I fatti che vengono descritti nelle pagine di cronaca nera di giornali e telegiornali molto spesso danno vita a veri e propri processi mediatici. L’individuazione istantanea – e a tutti costi – del colpevole provoca non pochi danni. «Da circa vent’anni – osserva Triggiani – diciamo, soprattutto, dal “caso Cogne” in poi, siamo passati da una doverosa “informazione sul processo” a qualcosa di molto diverso, ovvero al “processo celebrato sui mezzi di informazione”, il cosiddetto “processo mediatico”. Gli effetti distorsivi nella rappresentazione mediatica della giustizia penale derivano non solo dalla narrazione mediante la cronaca giudiziaria, che registra abusi, carenze ed eccessi, ma anche dal fenomeno dei “processi paralleli” in tv, in grado di condizionare pesantemente l’opinione pubblica e di incidere potenzialmente anche sullo stesso svolgimento e sugli esiti del processo.
Il decreto legislativo 188 del 2021 sul rafforzamento della presunzione di innocenza, approvato in attuazione della direttiva 2016/ 343/ UE, ha rappresentato senza dubbio un ampliamento delle garanzie per l’imputato, ma ha avuto deboli riflessi sull’informazione giudiziaria: nei fatti non è cambiato molto, se non indirettamente, poiché le disposizioni del decreto non sono rivolte ai giornalisti ma ai magistrati e in generale alle autorità pubbliche, ad esempio le forze di polizia, inibendo loro di presentare già come colpevole la persona sottoposta alle indagini o l’imputato e prevedendo, tra l’altro, una disciplina delle conferenze stampa.
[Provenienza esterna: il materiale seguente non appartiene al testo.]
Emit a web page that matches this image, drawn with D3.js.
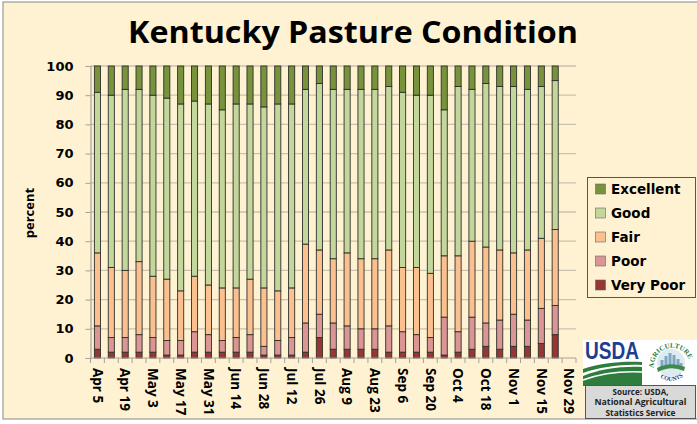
<!DOCTYPE html>
<html>
<head>
<meta charset="utf-8">
<script src="https://cdn.jsdelivr.net/npm/d3@7"></script>
<style>
  html, body { margin: 0; padding: 0; background: #ffffff; overflow: hidden; }
  svg { display: block; }
</style>
</head>
<body>
<svg id="chart" width="697" height="424"></svg>
<script>
// ---------------- DATA ----------------
const weeks = ["Apr 5","Apr 12","Apr 19","Apr 26","May 3","May 10","May 17","May 24","May 31",
  "Jun 7","Jun 14","Jun 21","Jun 28","Jul 5","Jul 12","Jul 19","Jul 26","Aug 2","Aug 9",
  "Aug 16","Aug 23","Aug 30","Sep 6","Sep 13","Sep 20","Sep 27","Oct 4","Oct 11","Oct 18",
  "Oct 25","Nov 1","Nov 8","Nov 15","Nov 22","Nov 29"];
const tickLabels = ["Apr 5","Apr 19","May 3","May 17","May 31","Jun 14","Jun 28","Jul 12",
  "Jul 26","Aug 9","Aug 23","Sep 6","Sep 20","Oct 4","Oct 18","Nov 1","Nov 15","Nov 29"];
const veryPoor  = [3,2,2,2,2,1,1,2,2,2,2,2,1,1,1,2,7,3,3,3,3,2,2,2,2,1,2,3,4,3,4,4,5,8];
const poor      = [8,5,5,6,5,5,5,7,6,4,5,6,3,5,6,10,8,9,8,7,7,9,7,6,5,13,7,11,8,10,11,9,12,10];
const fair      = [25,24,23,25,21,21,17,19,17,18,17,19,20,17,17,27,22,22,25,24,24,26,22,23,22,21,26,26,26,24,21,24,24,26];
const good      = [55,59,62,59,62,62,64,60,62,61,63,60,62,64,63,53,57,58,56,58,58,56,60,59,61,50,58,52,56,56,57,55,52,51];
const excellent = [9,10,8,8,10,11,13,12,13,15,13,13,14,13,13,8,6,8,8,8,8,7,9,10,10,15,7,8,6,7,7,8,7,5];
const seriesNames = ["Very Poor","Poor","Fair","Good","Excellent"];
const seriesColors = ["#953735","#D99694","#FAC090","#C3D69B","#77933C"];
const yTicks = [0,10,20,30,40,50,60,70,80,90,100];

// ---------------- SETUP ----------------
const svg = d3.select("#chart");
const BG = "#FEF2D3";

svg.append("rect").attr("x", 3).attr("y", 2).attr("width", 720).attr("height", 417)
  .attr("fill", BG).attr("stroke", "#9a9a9a").attr("stroke-width", 1.2);

// title
svg.append("text").attr("x", 353).attr("y", 43).attr("text-anchor", "middle")
  .attr("font-family", "'Open Sans', sans-serif").attr("font-weight", 700)
  .attr("font-size", 30).attr("textLength", 450).attr("lengthAdjust", "spacingAndGlyphs")
  .attr("fill", "#000").text("Kentucky Pasture Condition");

const pL = 90.5, pR = 576, pT = 66, pB = 358;
const x = d3.scaleBand().domain(weeks).range([pL, pR]).paddingInner(0.56).paddingOuter(0.28);
const xb = d3.scaleBand().domain(weeks).range([pL, pR]);
const y = d3.scaleLinear().domain([0, 100]).range([pB, pT]);

// gridlines
svg.append("g").selectAll("line").data(yTicks.filter(d => d > 0)).join("line")
  .attr("x1", pL).attr("x2", pR).attr("y1", d => y(d)).attr("y2", d => y(d))
  .attr("stroke", "#C9C2AE").attr("stroke-width", 1.3);

// y axis
const yAxis = svg.append("g").attr("transform", `translate(${pL},0)`)
  .call(d3.axisLeft(y).tickValues(yTicks).tickSize(5).tickPadding(12));
yAxis.select(".domain").attr("stroke", "#A6A29A").attr("stroke-width", 1.2);
yAxis.selectAll(".tick line").attr("stroke", "#A6A29A");
yAxis.selectAll(".tick text").attr("font-family", "'DejaVu Sans', sans-serif")
  .attr("font-weight", 700).attr("font-size", 13).attr("fill", "#000");

svg.append("text").attr("transform", "translate(34,213) rotate(-90)").attr("text-anchor", "middle")
  .attr("font-family", "'Open Sans', sans-serif").attr("font-weight", 700).attr("font-size", 13)
  .attr("fill", "#000").text("percent");

// bars
const table = weeks.slice(0, veryPoor.length).map((w, i) => ({
  week: w, "Very Poor": veryPoor[i], "Poor": poor[i], "Fair": fair[i], "Good": good[i], "Excellent": excellent[i]
}));
const stacked = d3.stack().keys(seriesNames)(table);
svg.append("g").selectAll("g").data(stacked).join("g")
  .attr("fill", (d, i) => seriesColors[i])
  .selectAll("rect").data(d => d).join("rect")
  .attr("x", d => x(d.data.week)).attr("width", x.bandwidth())
  .attr("y", d => y(d[1])).attr("height", d => y(d[0]) - y(d[1]))
  .attr("stroke", "#2f2f2a").attr("stroke-width", 0.9);

// x axis
const xAxis = svg.append("g").attr("transform", `translate(0,${pB})`);
xAxis.append("line").attr("x1", pL).attr("x2", pR).attr("stroke", "#A6A29A").attr("stroke-width", 1.2);
xAxis.selectAll("line.tk").data(weeks.concat(["end"])).join("line").attr("class", "tk")
  .attr("x1", (d, i) => pL + i * xb.step()).attr("x2", (d, i) => pL + i * xb.step())
  .attr("y1", 0).attr("y2", 5).attr("stroke", "#A6A29A");
xAxis.selectAll("text").data(tickLabels).join("text")
  .attr("transform", d => `translate(${xb(d) + xb.bandwidth() / 2},10) rotate(90)`)
  .attr("dy", "0.35em")
  .attr("font-family", "'Open Sans', sans-serif").attr("font-weight", 700).attr("font-size", 13.5)
  .attr("fill", "#000").text(d => d);

// legend
const lg = svg.append("g");
lg.append("rect").attr("x", 587.5).attr("y", 177.5).attr("width", 108).attr("height", 120)
  .attr("fill", BG).attr("stroke", "#555").attr("stroke-width", 1);
const legendOrder = seriesNames.slice().reverse();
legendOrder.forEach((name, i) => {
  const cy = 189 + i * 24;
  lg.append("rect").attr("x", 595.5).attr("y", cy - 5).attr("width", 10).attr("height", 10)
    .attr("fill", seriesColors[seriesNames.indexOf(name)]).attr("stroke", "#666").attr("stroke-width", 0.6);
  lg.append("text").attr("x", 611).attr("y", cy).attr("dy", "0.36em")
    .attr("font-family", "'DejaVu Sans', sans-serif").attr("font-weight", 700).attr("font-size", 13.5)
    .attr("fill", "#000").text(name);
});

// USDA logo (simplified)
const logo = svg.append("g");
logo.append("rect").attr("x", 583).attr("y", 340).attr("width", 114).attr("height", 46).attr("fill", "#fff");
logo.append("text").attr("x", 585).attr("y", 359).attr("font-family", "'Liberation Sans', sans-serif")
  .attr("font-weight", 700).attr("font-size", 24).attr("textLength", 54).attr("lengthAdjust", "spacingAndGlyphs")
  .attr("fill", "#1D3E8F").text("USDA");
logo.append("path").attr("d", "M583,369 C600,363 622,361 642,362 L642,365 C622,364 600,367 583,373 Z").attr("fill", "#2E7D3E");
logo.append("path").attr("d", "M583,376 C600,369 622,366 642,367 L642,386 L583,386 Z").attr("fill", "#2E7D3E");
logo.append("path").attr("d", "M583,380 C602,373 622,371 642,372").attr("fill", "none").attr("stroke", "#fff").attr("stroke-width", 1.6);
const lcx = 671, lcy = 363;
logo.append("circle").attr("cx", lcx).attr("cy", lcy).attr("r", 14).attr("fill", "#DDEBF0");
[[-9,8],[-5,12],[-1,15],[3,13],[7,9],[10,5]].forEach(([dx, h]) => {
  logo.append("rect").attr("x", lcx + dx - 1.5).attr("y", lcy + 5 - h).attr("width", 3).attr("height", h).attr("fill", "#7FA7C4");
});
logo.append("path").attr("d", `M${lcx-14},${lcy+5} Q${lcx},${lcy-2} ${lcx+14},${lcy+4} L${lcx+13},${lcy+8} Q${lcx},${lcy+2} ${lcx-13},${lcy+9} Z`).attr("fill", "#3E8A4A");
const defs = svg.append("defs");
defs.append("path").attr("id", "arcTop").attr("d", `M${lcx-17},${lcy+5} A18,18 0 0,1 ${lcx+19},${lcy+1}`);
defs.append("path").attr("id", "arcBot").attr("d", `M${lcx-13},${lcy+12} A17,17 0 0,0 ${lcx+13},${lcy+12}`);
logo.append("text").attr("font-family", "'Liberation Serif', serif").attr("font-weight", 700).attr("font-size", 7)
  .attr("fill", "#2E7D3E").append("textPath").attr("href", "#arcTop").text("AGRICULTURE");
logo.append("text").attr("font-family", "'Liberation Serif', serif").attr("font-weight", 700).attr("font-size", 6)
  .attr("fill", "#1D3E8F").append("textPath").attr("href", "#arcBot").attr("startOffset", "10%").text("COUNTS");

// source box
svg.append("rect").attr("x", 585.5).attr("y", 385.5).attr("width", 110).attr("height", 33)
  .attr("fill", "#D9D9D9").attr("stroke", "#555").attr("stroke-width", 1);
const srcLines = ["Source: USDA,", "National Agricultural", "Statistics Service"];
const srcLen = [56, 92, 70];
srcLines.forEach((t, i) => {
  svg.append("text").attr("x", 640.5).attr("y", 392 + i * 10.5).attr("dy", "0.35em").attr("text-anchor", "middle")
    .attr("font-family", "'Open Sans', sans-serif").attr("font-weight", 700).attr("font-size", 8.5)
    .attr("textLength", srcLen[i]).attr("lengthAdjust", "spacingAndGlyphs")
    .attr("fill", "#222").text(t);
});
</script>
</body>
</html>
D’altronde, è forse illusorio ritenere che una innovazione normativa possa modificare in modo significativo l’assetto consolidato dei rapporti tra giustizia penale e informazione. Non si può dire che il nostro apparato normativo sia carente dal punto di vista delle tutele, tutt’altro, anche se già sono all’orizzonte nuove proposte di modifica. Certamente le nuove disposizioni hanno reso più difficile per i giornalisti acquisire le informazioni. Non so fino a che punto questo sia un bene».
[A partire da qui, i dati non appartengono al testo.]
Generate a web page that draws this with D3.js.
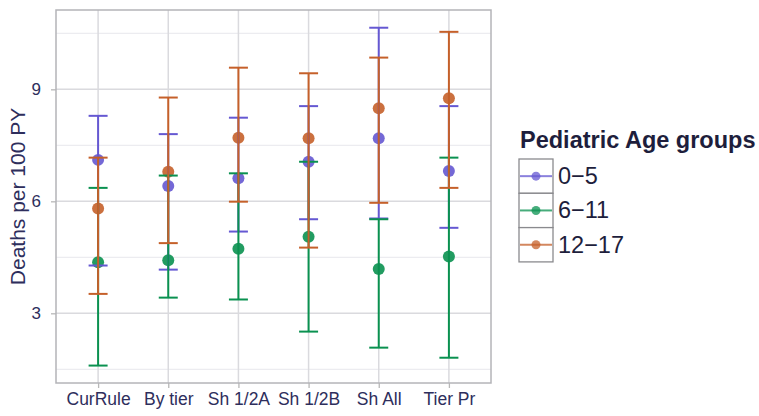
<!DOCTYPE html>
<html>
<head>
<meta charset="utf-8">
<script src="https://cdn.jsdelivr.net/npm/d3@7"></script>
<style>
  body { margin: 0; background: #fff; }
  text { font-family: "Liberation Sans", Arial, sans-serif; }
</style>
</head>
<body>
<div id="chart"></div>
<script>
// data
var categories = ["CurRule", "By tier", "Sh 1/2A", "Sh 1/2B", "Sh All", "Tier Pr"];
var groups = ["0\u22125", "6\u221211", "12\u221217"];
var yTicks = [3, 6, 9];

var est0_5   = [7.11, 6.41, 6.62, 7.06, 7.69, 6.81];
var lo0_5    = [4.28, 4.17, 5.19, 5.52, 5.54, 5.29];
var hi0_5    = [8.29, 7.80, 8.24, 8.55, 10.65, 8.55];

var est6_11  = [4.37, 4.42, 4.73, 5.05, 4.19, 4.52];
var lo6_11   = [1.60, 3.42, 3.37, 2.51, 2.08, 1.81];
var hi6_11   = [6.36, 6.69, 6.75, 7.06, 5.52, 7.17];

var est12_17 = [5.81, 6.79, 7.70, 7.69, 8.49, 8.76];
var lo12_17  = [3.52, 4.88, 5.99, 4.76, 5.96, 6.36];
var hi12_17  = [7.17, 8.78, 9.58, 9.43, 9.85, 10.54];

var colors = ["#6558d2", "#0a9150", "#c5602a"];

var series = [
  {name: groups[0], est: est0_5, lo: lo0_5, hi: hi0_5},
  {name: groups[1], est: est6_11, lo: lo6_11, hi: hi6_11},
  {name: groups[2], est: est12_17, lo: lo12_17, hi: hi12_17}
];

var W = 759, H = 416;
var panel = {left: 56, top: 10, right: 491, bottom: 383};

var svg = d3.select("#chart").append("svg")
  .attr("width", W).attr("height", H);

// scales
var x = d3.scalePoint()
  .domain(categories)
  .range([panel.left, panel.right])
  .padding(0.6);

var y = d3.scaleLinear()
  .domain([1.133, 11.125])
  .range([panel.bottom, panel.top]);

// minor + major grid
var minor = [1.5, 4.5, 7.5, 10.5];
svg.selectAll(".minor")
  .data(minor).enter().append("line")
  .attr("x1", panel.left).attr("x2", panel.right)
  .attr("y1", function(d) { return y(d); })
  .attr("y2", function(d) { return y(d); })
  .attr("stroke", "#ececf0").attr("stroke-width", 1.2);

svg.selectAll(".major")
  .data(yTicks).enter().append("line")
  .attr("x1", panel.left).attr("x2", panel.right)
  .attr("y1", function(d) { return y(d); })
  .attr("y2", function(d) { return y(d); })
  .attr("stroke", "#dadade").attr("stroke-width", 1.5);

svg.selectAll(".vgrid")
  .data(categories).enter().append("line")
  .attr("x1", function(d) { return x(d); })
  .attr("x2", function(d) { return x(d); })
  .attr("y1", panel.top).attr("y2", panel.bottom)
  .attr("stroke", "#dadade").attr("stroke-width", 1.5);

// axes
var yAxis = svg.append("g")
  .attr("transform", "translate(" + panel.left + ",0)")
  .call(d3.axisLeft(y).tickValues(yTicks).tickSize(5).tickPadding(10).tickFormat(d3.format("d")));
yAxis.select(".domain").remove();
yAxis.selectAll("line").attr("stroke", "#b8b8b8").attr("stroke-width", 1.3);
yAxis.selectAll("text").attr("font-size", 17).attr("fill", "#2e2e5c")
  .attr("font-family", "Liberation Sans, Arial, sans-serif");

var xAxis = svg.append("g")
  .attr("transform", "translate(0," + panel.bottom + ")")
  .call(d3.axisBottom(x).tickSize(5).tickPadding(5));
xAxis.select(".domain").remove();
xAxis.selectAll("line").attr("stroke", "#b8b8b8").attr("stroke-width", 1.3);
xAxis.selectAll("text").attr("font-size", 17.5).attr("fill", "#2e2e5c")
  .attr("font-family", "Liberation Sans, Arial, sans-serif");

// panel border
svg.append("rect")
  .attr("x", panel.left).attr("y", panel.top)
  .attr("width", panel.right - panel.left).attr("height", panel.bottom - panel.top)
  .attr("fill", "none").attr("stroke", "#b4b4b8").attr("stroke-width", 1.5);

// y axis title
svg.append("text")
  .attr("transform", "translate(25," + ((panel.top + panel.bottom) / 2) + ") rotate(-90)")
  .attr("text-anchor", "middle")
  .attr("font-size", 21)
  .attr("fill", "#2e2e5c")
  .text("Deaths per 100 PY");

// points first, error bars on top
var capHalf = 9.5;
series.forEach(function(s, i) {
  svg.selectAll(".pt" + i)
    .data(categories).enter().append("circle")
    .attr("cx", function(d) { return x(d); })
    .attr("cy", function(d, j) { return y(s.est[j]); })
    .attr("r", 6)
    .attr("fill", colors[i])
    .attr("opacity", 0.9);
});

series.forEach(function(s, i) {
  var g = svg.append("g").attr("stroke", colors[i]).attr("stroke-width", 2);
  categories.forEach(function(c, j) {
    var cx = x(c);
    g.append("line").attr("x1", cx).attr("x2", cx)
      .attr("y1", y(s.lo[j])).attr("y2", y(s.hi[j]));
    g.append("line").attr("x1", cx - capHalf).attr("x2", cx + capHalf)
      .attr("y1", y(s.lo[j])).attr("y2", y(s.lo[j]));
    g.append("line").attr("x1", cx - capHalf).attr("x2", cx + capHalf)
      .attr("y1", y(s.hi[j])).attr("y2", y(s.hi[j]));
  });
});

// legend
var lg = svg.append("g").attr("transform", "translate(519,0)");
lg.append("text")
  .attr("x", 1).attr("y", 148)
  .attr("font-size", 23.5).attr("font-weight", "bold")
  .attr("fill", "#1e1e3c")
  .text("Pediatric Age groups");

var keyH = 34.3, keyW = 34, keyTop = 159;
groups.forEach(function(gname, i) {
  var ky = keyTop + i * keyH;
  lg.append("rect")
    .attr("x", 0).attr("y", ky).attr("width", keyW).attr("height", keyH)
    .attr("fill", "#fff").attr("stroke", "#8a8a8e").attr("stroke-width", 1.3);
  lg.append("line")
    .attr("x1", 1).attr("x2", keyW - 1)
    .attr("y1", ky + keyH / 2).attr("y2", ky + keyH / 2)
    .attr("stroke", colors[i]).attr("stroke-width", 2).attr("opacity", 0.75);
  lg.append("circle")
    .attr("cx", keyW / 2).attr("cy", ky + keyH / 2).attr("r", 4.5)
    .attr("fill", colors[i]).attr("opacity", 0.75);
  lg.append("text")
    .attr("x", 39).attr("y", ky + keyH / 2 + 8)
    .attr("font-size", 23.5)
    .attr("fill", "#1e1e3c")
    .text(gname);
});
</script>
</body>
</html>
Come si bilancia, dunque, il diritto all’informazione con la salvaguardia di chi è sottoposto ad indagini? Si tratta, secondo Triggiani, di un’operazione tutt’altro che semplice, dato che presenta un obiettivo al quale non si deve rinunciare. «Occorre – aggiunge il processualpenalista dell’Università di Bari – contemperare interessi ontologicamente confliggenti, parimenti tutelati dalla Costituzione, rispettivamente all’articolo 21, in merito alla libertà di manifestazione del pensiero, e dunque al diritto di informare e di essere informati, e all’articolo 27, comma 2, sulla presunzione di non colpevolezza. Senza dimenticare che anche altri diritti costituzionali vanno bilanciati con il diritto di cronaca: l’interesse alla regolare amministrazione della giustizia, che comporta la tutela del segreto investigativo, della genuinità probatoria e della corretta formazione del convincimento del giudice, e il diritto alla riservatezza sia dell’indagato- imputato che di tutte le altre persone coinvolte in un procedimento penale, come vittime o testimoni.
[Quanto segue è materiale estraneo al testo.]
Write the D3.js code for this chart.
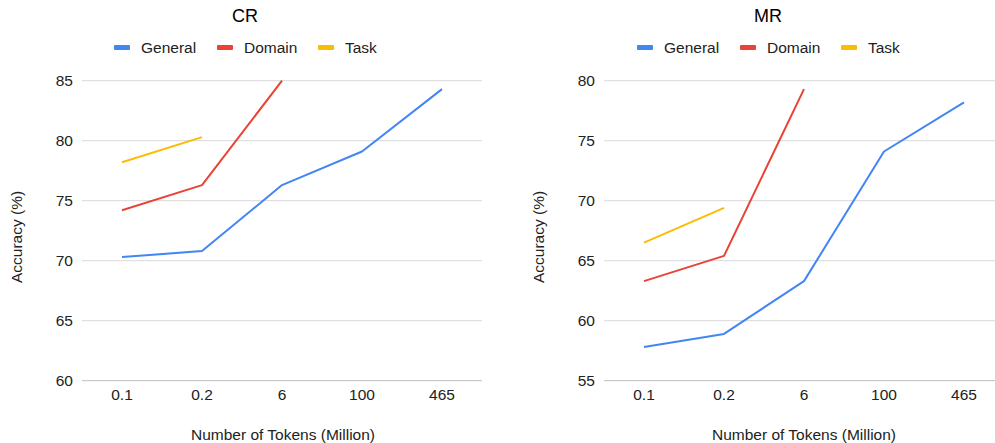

Emerge, poi, soprattutto la necessità di tutelare i terzi estranei, soggetti per l’appunto estranei alle indagini, ai quali non viene mosso alcun addebito, e che, laddove rivestano un ruolo pubblico o siano comunque persone note, per le più svariate ragioni vedono fortemente compromessa la loro reputazione, magari semplicemente a causa di una telefonata con l’indagato intercettata dalla polizia giudiziaria e poi divulgata». Ecco che emerge l’esigenza di un bilanciamento tra esigenze diverse.
«Occorre scongiurare – conclude il professor Triggiani – il rischio che un’eventuale riforma normativa, tesa a rimuovere le patologie oggi presenti in un settore così vitale e sensibile per la democrazia, possa rappresentare un rimedio peggiore del male. È invece necessario sforzarsi di raggiungere un punto di equilibrio tra libertà di stampa, regole processuali e diritti fondamentali della persona. Resta centrale il richiamo alla deontologia e al senso di responsabilità degli operatori della giustizia e dell’informazione. Soprattutto è auspicabile un’autentica rivoluzione culturale che coinvolga media, magistratura e società».